The shepherd herded his sheep to one end of the playground and he retreated to the other end. The wolf was hidden in some corner between the sheep and the shepherd.

The shepherd then called 'Sheep, sheep' come home,' The sheep replied, 'We are afraid.' The shepherd said, 'Of what are you afraid?' The sheep said, 'The wolf.'

The shepherd said, 'The wolf has gone to Devonshire and won't be back for seven years. Sheep, sheep, come home,'

At this, the sheep start to run to the shepherd at the end of the playground. The wolf then appears and chases the sheep until he catches one. Sometimes, the sheep are put in the den and the game starts again. The shepherd calls from the other end of the playground and the wolf increases the number of sheep in his den each time.
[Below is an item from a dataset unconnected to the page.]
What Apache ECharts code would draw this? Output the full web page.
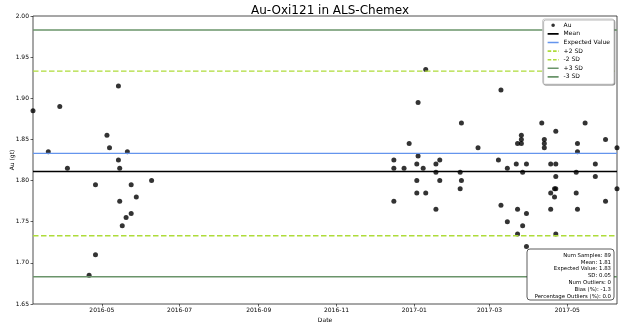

Some wolves made the sheep help him catch the other sheep. The games ended more quickly if this was done.

Ones and Twos and Threes

This was a more organised game, usually arranged by a teacher or leader of a group. The children made a circle standing in pairs (one behind the other) if playing twos and threes.

Two children were chosen to be chaser and prisoner. The prisoner could run round the circle and between each pair, but not to separate a pair. He then had to place himself in front of the pair to find sanctuary. The child on the outside ring took over as prisoner, and was chased. If the chaser touched the prisoner before he found sanctuary, he became the chaser

This game was often played indoors on wet days and it let off a good deal of surplus energy. It generally worked out that all the children had a chance to chase or to be prisoner.